In this narrative non-fiction picture book with its lyrical rhyming text and brilliant paintings, author Janet Lawler and illustrator Timothy Basil Ering present a superb portrait of a walrus in his icy environment, taking readers right up close to the creature .

He plays on an ice floe, flopping and plopping into the chilly water where he twirls and whirls with swirling flippers, kept warm by the layer of fat beneath his coat. Then, having found some clams on which to feast, he slurps until he’s full when it’s time to tease that playful puffin before, using his powerful tusks, he heaves himself out of the water and onto the ice. 

‘Waddle. Walk. Slap! Slap!’ he lumbers, till he meets up with a pack of fellow walruses, snuggling up among them.

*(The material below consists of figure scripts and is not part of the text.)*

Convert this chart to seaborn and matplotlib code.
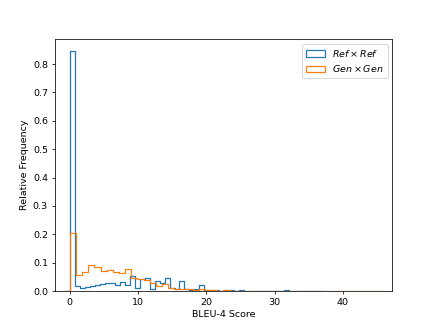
import numpy as np
import pandas as pd
import matplotlib
matplotlib.use("Agg")
import matplotlib.pyplot as plt
import seaborn as sns
from matplotlib.patches import Patch

# Bin edges (BLEU-4 score)
ref_edges = np.linspace(0, 36.5, 51)
gen_edges = np.linspace(0, 45, 51)

# Relative frequency per bin
ref_freq = [0.845, 0.016, 0.011, 0.015, 0.019, 0.020, 0.024, 0.027, 0.030, 0.020,
            0.033, 0.022, 0.052, 0.012, 0.042, 0.047, 0.008, 0.035, 0.030, 0.046,
            0.010, 0.006, 0.036, 0.007, 0.004, 0.006, 0.020, 0.003, 0.002, 0.002,
            0.001, 0.003, 0.004, 0.001, 0.002, 0.001, 0.001, 0.000, 0.001, 0.000,
            0.000, 0.000, 0.000, 0.002, 0.000, 0.000, 0.000, 0.000, 0.000, 0.000]
gen_freq = [0.206, 0.057, 0.066, 0.093, 0.084, 0.070, 0.075, 0.067, 0.062, 0.078,
            0.046, 0.044, 0.040, 0.027, 0.018, 0.024, 0.010, 0.008, 0.006, 0.007,
            0.004, 0.006, 0.002, 0.002, 0.001, 0.002, 0.001, 0.001, 0.001, 0.000,
            0.001, 0.000, 0.001, 0.000, 0.000, 0.000, 0.000, 0.000, 0.000, 0.000,
            0.000, 0.000, 0.000, 0.000, 0.000, 0.000, 0.000, 0.000, 0.000, 0.001]

labels = [r"$Ref \times Ref$", r"$Gen \times Gen$"]
colors = ["#1f77b4", "#ff7f0e"]
LW = 1.3

fig, ax = plt.subplots(figsize=(6.4, 4.8), dpi=68.125)

for edges, freq, col in [(ref_edges, ref_freq, colors[0]), (gen_edges, gen_freq, colors[1])]:
    w = edges[1] - edges[0]
    # pad with an empty bin at each end so the outline closes down to zero
    e = np.concatenate([[edges[0] - w], edges, [edges[-1] + w]])
    f = np.concatenate([[0.0], freq, [0.0]])
    centers = (e[:-1] + e[1:]) / 2
    df = pd.DataFrame({"score": centers, "freq": f})
    sns.histplot(data=df, x="score", weights="freq", bins=list(e),
                 element="step", fill=False, color=col, linewidth=LW, ax=ax)

ax.set_xlim(-2.25, 47.25)
ax.set_ylim(0, 0.8873)
ax.set_xlabel("BLEU-4 Score")
ax.set_ylabel("Relative Frequency")
handles = [Patch(facecolor="none", edgecolor=c, linewidth=LW) for c in colors]
ax.legend(handles, labels, loc="upper right")

fig.savefig("out.png", dpi=68.125)
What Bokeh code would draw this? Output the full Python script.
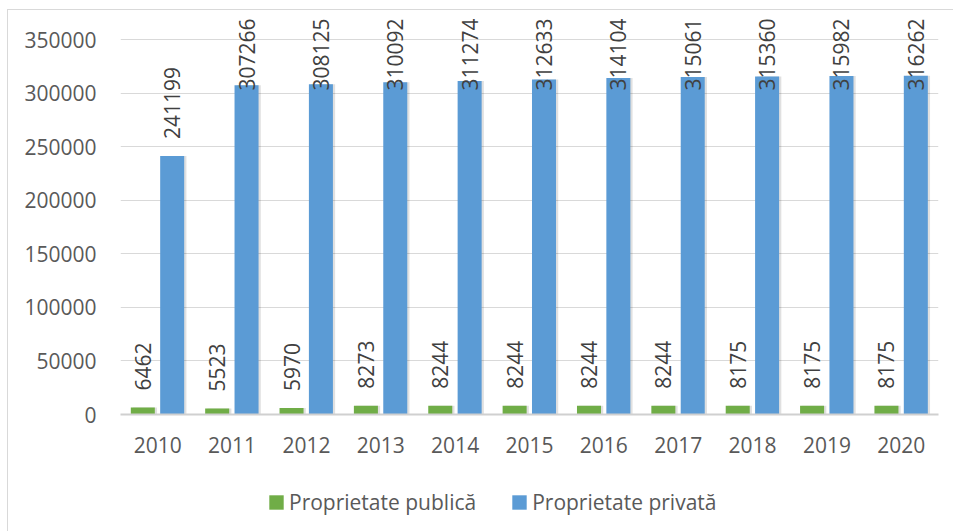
import math
from bokeh.plotting import figure
from bokeh.layouts import column
from bokeh.models import (ColumnDataSource, FactorRange, Range1d, FixedTicker,
                          Legend, LegendItem, NumeralTickFormatter)
from bokeh.transform import dodge
from bokeh.core.properties import value
from bokeh.embed import file_html
from bokeh.resources import INLINE

years = ["2010", "2011", "2012", "2013", "2014", "2015", "2016", "2017", "2018", "2019", "2020"]
publica = [6462, 5523, 5970, 8273, 8244, 8244, 8244, 8244, 8175, 8175, 8175]
privata = [241199, 307266, 308125, 310092, 311274, 312633, 314104, 315061, 315360, 315982, 316262]
y_ticks = [0, 50000, 100000, 150000, 200000, 250000, 300000, 350000]
series_names = ["Proprietate publică", "Proprietate privată"]
colors = ["#70ad47", "#5b9bd5"]

FONT = "Open Sans"
LABEL_CAP = 286500  # labels are kept inside the chart area

src = ColumnDataSource(dict(
    year=years,
    pub=publica,
    priv=privata,
    pub_txt=[str(v) for v in publica],
    priv_txt=[str(v) for v in privata],
    priv_lab=[min(v, LABEL_CAP) for v in privata],
))

p = figure(width=945, height=460, output_backend="svg", toolbar_location=None,
           x_range=FactorRange(*years, range_padding=0),
           y_range=Range1d(0, 371467),
           min_border_left=112, min_border_right=15, min_border_top=6, min_border_bottom=56)
p.outline_line_color = None
p.background_fill_color = "white"

# shadows
p.vbar(x=dodge("year", -0.17, range=p.x_range), top="pub", width=0.323, source=src,
       fill_color="black", fill_alpha=0.12, line_color=None)
p.vbar(x=dodge("year", 0.225, range=p.x_range), top="priv", width=0.323, source=src,
       fill_color="black", fill_alpha=0.12, line_color=None)

p.vbar(x=dodge("year", -0.2, range=p.x_range), top="pub", width=0.323, source=src,
       fill_color=colors[0], line_color=None)
p.vbar(x=dodge("year", 0.195, range=p.x_range), top="priv", width=0.323, source=src,
       fill_color=colors[1], line_color=None)

p.text(x=dodge("year", -0.2, range=p.x_range), y="pub", text="pub_txt", source=src,
       angle=math.pi / 2, text_align="left", text_baseline="middle", y_offset=-17,
       text_font=value(FONT), text_font_size="21px", text_color="#404040")
p.text(x=dodge("year", 0.195, range=p.x_range), y="priv_lab", text="priv_txt", source=src,
       angle=math.pi / 2, text_align="left", text_baseline="middle", y_offset=-17,
       text_font=value(FONT), text_font_size="21px", text_color="#404040")

p.yaxis.ticker = FixedTicker(ticks=y_ticks)
p.yaxis.formatter = NumeralTickFormatter(format="0")
p.yaxis.axis_line_color = None
p.yaxis.major_tick_line_color = None
p.yaxis.minor_tick_line_color = None
p.yaxis.major_label_standoff = 18
p.yaxis.major_label_text_font = FONT
p.yaxis.major_label_text_font_size = "21px"
p.yaxis.major_label_text_color = "#595959"

p.xaxis.axis_line_color = "#d0d0d0"
p.xaxis.axis_line_width = 2
p.xaxis.major_tick_line_color = None
p.xaxis.minor_tick_line_color = None
p.xaxis.major_label_standoff = 16
p.xaxis.major_label_text_font = FONT
p.xaxis.major_label_text_font_size = "21px"
p.xaxis.major_label_text_color = "#595959"

p.xgrid.grid_line_color = None
p.ygrid.ticker = FixedTicker(ticks=y_ticks)
p.ygrid.grid_line_color = "#d9d9d9"
p.ygrid.grid_line_width = 1

# legend strip (its swatches come from two zero-size, out-of-view bars)
lg = figure(width=945, height=61, output_backend="svg", toolbar_location=None,
            x_range=Range1d(0, 1), y_range=Range1d(0, 1),
            x_axis_location=None, y_axis_location=None,
            min_border_left=0, min_border_right=0, min_border_top=0, min_border_bottom=0)
lg.outline_line_color = None
lg.xgrid.visible = False
lg.ygrid.visible = False
d_pub = lg.vbar(x=[0.5], bottom=[-5], top=[-5], width=0, fill_color=colors[0], line_color=None)
d_priv = lg.vbar(x=[0.5], bottom=[-5], top=[-5], width=0, fill_color=colors[1], line_color=None)
legend = Legend(items=[LegendItem(label=series_names[0], renderers=[d_pub]),
                       LegendItem(label=series_names[1], renderers=[d_priv])],
                location=(147, 15), orientation="horizontal",
                glyph_width=18, glyph_height=18, label_standoff=4, spacing=34,
                label_text_font=FONT, label_text_font_size="21px", label_text_color="#595959",
                border_line_color=None, background_fill_alpha=0, padding=0, margin=0)
lg.add_layout(legend, "center")

layout = column(p, lg, spacing=0)
layout.styles = {"margin-left": "7px", "margin-top": "9px",
                 "border-left": "1px solid #d9d9d9", "border-top": "1px solid #d9d9d9"}

open("out.html", "w").write(file_html(layout, INLINE))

Sometimes however he get involved in a crashing, tusk-bashing fight with another walrus till fight over, he emits a variety of exciting sounding calls and songs that echo across the frozen landscape. 

I imagine young listeners will love to copy these sounds as you read.

Come the spring, baby walruses are born. Noting is said in the main narrative about mating but the author includes information about this in a final double spread of additional walrus facts.
Thanks to his chosen colour palette, you almost feel the chill as Ering’s paintings zoom in on the action documenting every move the creature makes and its every change of mood, holding readers totally captivated throughout.

Nocturnal Tales


The Almost Fearless Hamilton Squidlegger
Timothy Basil Ering
Walker Books
By day, young Hamilton (with his trusty wooden sword) can take on all the threatening -so he imagines- creatures in the swamp be they fire-breathing frackensnapper, clawed skelecragon or twining bracklesneed. Come nightfall though, all his bravado vanishes and Hamilton gives full rein to that fertile imagination of his and flees from his own muddy space and those same, now shadowy monsters, to take refuge in his secret hideaway. Each morning however, a newly fearless Hamilton awakes ready for more sneaking, wrestling and sword fighting. His long-suffering father on the other hand has tired of his son’s nocturnal habits and bakes him a super-dooper ‘double-decker grasshopper worm-cake,’ to be consumed at breakfast, in return for remaining a night in his own mud. Hamilton agrees to the deal, but then as dark rain clouds loom overhead and thunder booms, he begins to fret about the coming night.
Dad offers good advice – use the power of your mind positively, he tells Hamilton.
There follows a sequence of amazing happenings: a sea of pink lemonade gushes forth from a discarded TV,


and upon that sea is a boat complete with striped sea bass chef. Hamilton scrambles aboard, said chef offers good advice, cooks pancakes


and the ship takes to the air, powered by – can you believe – the frackensnapper’s breath. Yes he’s aboard too as are the bracklesneed and skelecragon, though now the monsters are friendly.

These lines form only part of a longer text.